I looked into the ID3 2.4 spec, and it’s not too bad reading the ID3 metadata from an mp3 file, but the data varies wildly depending on what ripping tool produced the mp3, and (surprisingly) what players have played the file. Windows Media Player likes to annotate the files when they are played.
There are a bunch of Python implementations of ID3 tagging out there, but ID3 keeps changing and the ones I could find were for older versions. I hacked around with adding the latest stuff, but the disparity of actual tags in my files left me discouraged.
By the way: the ID3 spec describes itself as “an informal standard”. I guess the author means that the standard has not been created under the stewardship of an official standards body. The document itself is the farthest thing from informal that I could imagine.
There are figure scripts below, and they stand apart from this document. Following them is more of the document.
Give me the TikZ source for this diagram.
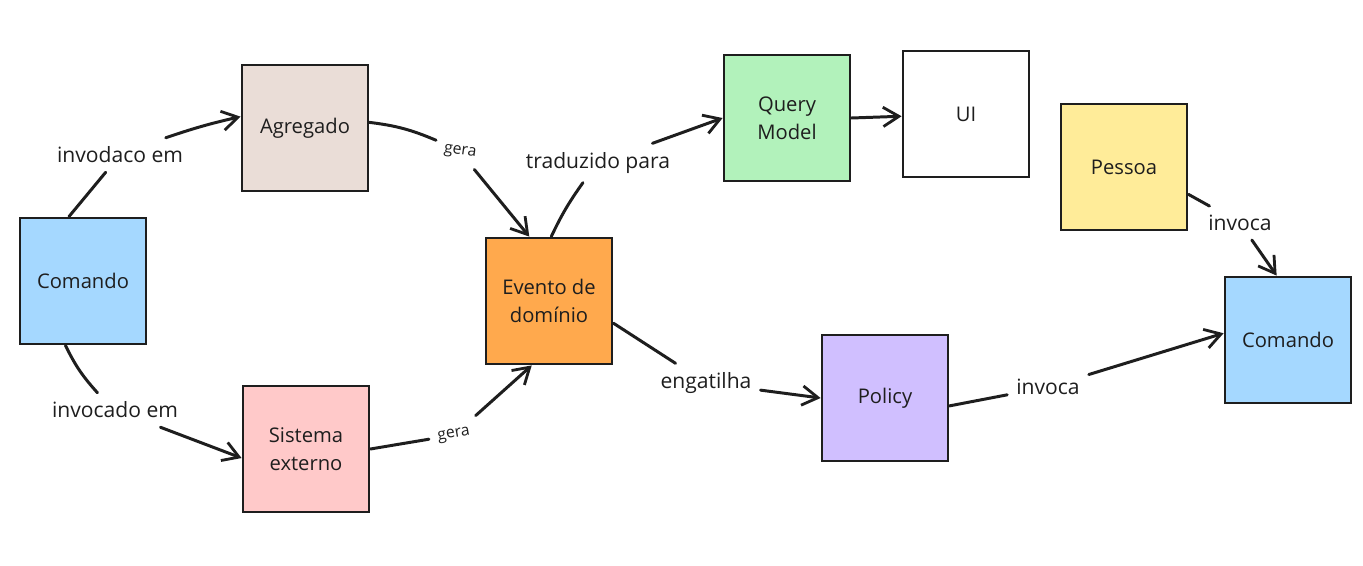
\documentclass[tikz,border=0pt]{standalone}
\usepackage{fontspec}
\setmainfont{Open Sans}
\usetikzlibrary{arrows.meta}
\definecolor{cblue}{HTML}{A5D8FF}
\definecolor{cagg}{HTML}{EADDD7}
\definecolor{cpink}{HTML}{FFC9C9}
\definecolor{corange}{HTML}{FFA94D}
\definecolor{cgreen}{HTML}{B2F2BB}
\definecolor{cyellow}{HTML}{FFEC99}
\definecolor{cviolet}{HTML}{D0BFFF}
\definecolor{ink}{HTML}{1E1E1E}
\tikzset{
  card/.style={draw=ink, line width=1.6pt, minimum width=2.52cm, minimum height=2.52cm,
    align=center, font=\fontsize{11.5}{16}\selectfont, text=ink, inner sep=2pt},
  lab/.style={font=\fontsize{12}{15}\selectfont, text=ink, inner sep=5pt},
  smalllab/.style={font=\fontsize{9}{11}\selectfont, text=ink, inner sep=5pt},
  conn/.style={draw=ink, line width=1.7pt, line cap=round},
  arr/.style={conn, -{Straight Barb[length=9pt,width=11pt,line width=1.6pt]}},
}
\begin{document}
\begin{tikzpicture}[x=0.02cm, y=-0.02cm]
\useasboundingbox (0,0) rectangle (1363,565);
% cards
\node[card, fill=cblue]   (comL) at (83,281)  {Comando};
\node[card, fill=cagg]    (agg)  at (305,128) {Agregado};
\node[card, fill=cpink]   (sis)  at (306,449) {Sistema\\externo};
\node[card, fill=corange] (evt)  at (549,301) {Evento de\\domínio};
\node[card, fill=cgreen]  (qm)   at (787,118) {Query\\Model};
\node[card, fill=white]   (ui)   at (966,114) {UI};
\node[card, fill=cyellow] (pes)  at (1124,167) {Pessoa};
\node[card, fill=cviolet] (pol)  at (885,398) {Policy};
\node[card, fill=cblue]   (comR) at (1288,340) {Comando};
% labels
\node[lab] (l1) at (120,155) {invodaco em};
\node[lab] (l2) at (115,410) {invocado em};
\node[smalllab, rotate=-8] (l3) at (460,152) {gera};
\node[smalllab, rotate=10] (l4) at (454,435) {gera};
\node[lab] (l5) at (598,163) {traduzido para};
\node[lab] (l6) at (706,383) {engatilha};
\node[lab] (l7) at (1048,387) {invoca};
\node[lab] (l8) at (1240,223) {invoca};
% connectors
\draw[conn] ([xshift=-8]comL.north) -- (l1);
\draw[arr] (l1) to[bend left=3] (agg.170);
\draw[conn] ([xshift=-10]comL.south) to[bend right=8] (l2);
\draw[arr] (l2) -- (sis.188);
\draw[conn] (agg.5) to[bend left=8] (l3);
\draw[arr] (l3) -- (evt.107);
\draw[conn] (sis.east) -- (l4);
\draw[arr] (l4) -- (evt.255);
\draw[conn] (evt.88) to[bend left=5] (l5);
\draw[arr] (l5) -- (qm.west);
\draw[arr] (qm.east) -- (ui.182);
\draw[conn] (evt.341) -- (l6);
\draw[arr] (l6) -- (pol.west);
\draw[conn] (pol.353) -- (l7);
\draw[arr] (l7) -- (comR.174);
\draw[conn] (pes.337) -- (l8);
\draw[arr] (l8) -- (comR.100);
\end{tikzpicture}
\end{document}
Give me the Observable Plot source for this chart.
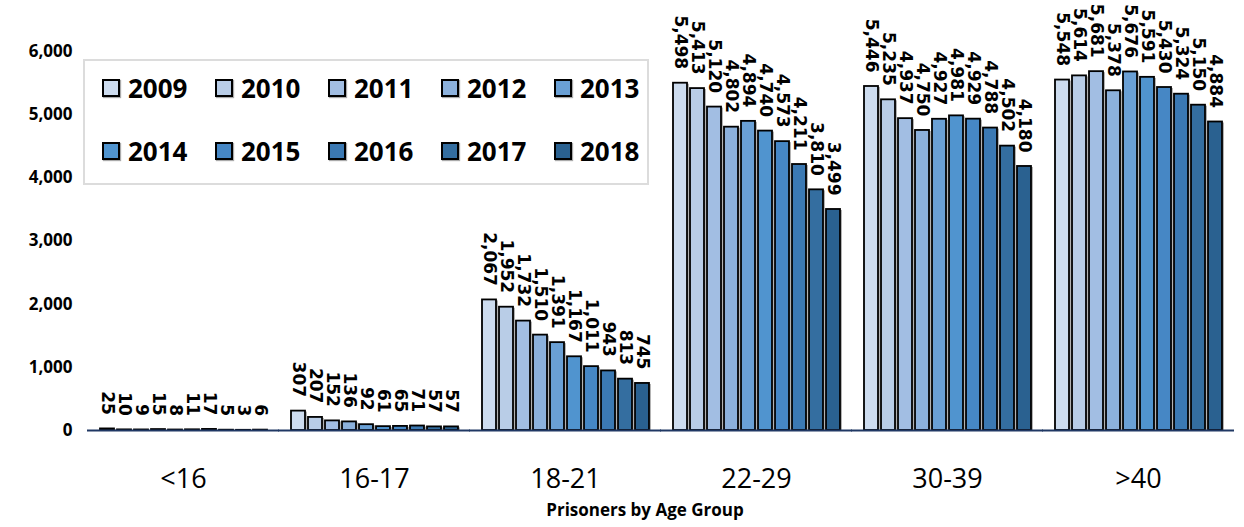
<!DOCTYPE html>
<html>
<head>
<meta charset="utf-8">
<script src="https://cdn.jsdelivr.net/npm/d3@7"></script>
<script src="https://cdn.jsdelivr.net/npm/@observablehq/plot@0.6"></script>
<style>
  html, body { margin: 0; padding: 0; background: #fff; }
  #wrap { position: relative; width: 1244px; height: 527px; overflow: hidden; font-family: "Open Sans", sans-serif; }
  #legend { position: absolute; left: 83px; top: 59px; width: 562px; height: 122px; border: 2px solid #dcdcdc; background: #fff; box-sizing: content-box; }
  .item { position: absolute; display: flex; align-items: center; font-weight: 700; font-size: 26px; color: #000; line-height: 1; }
  .sw { width: 14px; height: 14px; border: 2px solid #000; margin-right: 8px; box-shadow: 1px 1px 1px #aaa; }
  #title { position: absolute; left: 0; top: 498px; width: 1290px; text-align: center; font-weight: 700; font-size: 17px; color: #000; }
</style>
</head>
<body>
<div id="wrap">
  <div id="chart"></div>
  <div id="legend"></div>
  <div id="title">Prisoners by Age Group</div>
</div>
<script>
const groups = ["<16", "16-17", "18-21", "22-29", "30-39", ">40"];
const years = ["2009", "2010", "2011", "2012", "2013", "2014", "2015", "2016", "2017", "2018"];
const colors = ["#cddcef", "#b9cde7", "#a2bee3", "#8cb1dc", "#6aa0d5", "#5094cf", "#4687c5", "#3b79b3", "#346ea0", "#2a6190"];
const under16 = [25, 10, 9, 15, 8, 11, 17, 5, 3, 6];
const age16to17 = [307, 207, 152, 136, 92, 61, 65, 71, 57, 57];
const age18to21 = [2067, 1952, 1732, 1510, 1391, 1167, 1011, 943, 813, 745];
const age22to29 = [5498, 5413, 5120, 4802, 4894, 4740, 4573, 4211, 3810, 3499];
const age30to39 = [5446, 5235, 4937, 4750, 4927, 4981, 4929, 4788, 4502, 4180];
const over40 = [5548, 5614, 5681, 5378, 5676, 5591, 5430, 5324, 5150, 4884];
const yTicks = [0, 1000, 2000, 3000, 4000, 5000, 6000];

const series = [under16, age16to17, age18to21, age22to29, age30to39, over40];
const data = [];
groups.forEach((g, gi) => years.forEach((y, yi) => data.push({group: g, year: y, value: series[gi][yi]})));

const fmt = d3.format(",");

const chart = Plot.plot({
  width: 1244,
  height: 497,
  marginLeft: 78,
  marginRight: 0,
  marginTop: 51,
  marginBottom: 67,
  style: {background: "transparent", overflow: "visible"},
  fx: {domain: groups, paddingInner: 0.12, paddingOuter: 0.1, label: null},
  x: {domain: years, paddingInner: 0.18, paddingOuter: 0.02, axis: null},
  y: {domain: [0, 6000], axis: null},
  color: {domain: years, range: colors},
  marks: [
    Plot.barY(data, {fx: "group", x: "year", y: "value", fill: "#b3b3b3", dx: 2, dy: 1}),
    Plot.barY(data, {fx: "group", x: "year", y: "value", fill: "year", stroke: "#000", strokeWidth: 1.8}),
    Plot.ruleY([0], {stroke: "#203864", strokeWidth: 2, insetLeft: -12, insetRight: -12}),
    Plot.text(data, {fx: "group", x: "year", y: "value", text: d => fmt(d.value), rotate: 90, textAnchor: "end", dy: -14,
      fontSize: 17, fontWeight: "bold", fontFamily: "DejaVu Sans", fill: "#000"}),
    Plot.axisY({ticks: yTicks, tickFormat: fmt, tickSize: 0, tickPadding: 27, fontSize: 17, fontWeight: "bold", fontFamily: "Open Sans", label: null, fill: "#000"}),
    Plot.axisFx({anchor: "bottom", tickSize: 0, tickPadding: 38, fontSize: 27, fontFamily: "Open Sans", label: null, fill: "#000"})
  ]
});
document.getElementById("chart").appendChild(chart);

const legend = document.getElementById("legend");
years.forEach((y, i) => {
  const row = Math.floor(i / 5), col = i % 5;
  const el = document.createElement("div");
  el.className = "item";
  el.style.left = (17 + col * 113) + "px";
  el.style.top = (27 + row * 63 - 16) + "px";
  el.style.height = "32px";
  const sw = document.createElement("div");
  sw.className = "sw";
  sw.style.background = colors[i];
  const t = document.createElement("span");
  t.textContent = y;
  el.appendChild(sw);
  el.appendChild(t);
  legend.appendChild(el);
});
</script>
</body>
</html>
OK, so I could read the ID3 data from the file where it exists, but the m3u file also wants the length (in seconds) of the mp3 file. This information seems to be stored nowhere. I’m guessing most tools compute the length by examining the mp3 frames themselves. This theory is boosted by the fact that a few of them get the length wrong for variable bit rate files, presumably because they examine the first frame, then assume all other frames are the same rate (and that the file is almost all data frames).
At this point, I gave up. What’s the fun in dealing with dirty data? Does anyone have a tool that does what I want? My mp3’s are in directories by artist and album, and I’d love to have a .m3u file in each directory that listed all the mp3’s beneath it.
Update: In January 2004 I finally got a complete solution together.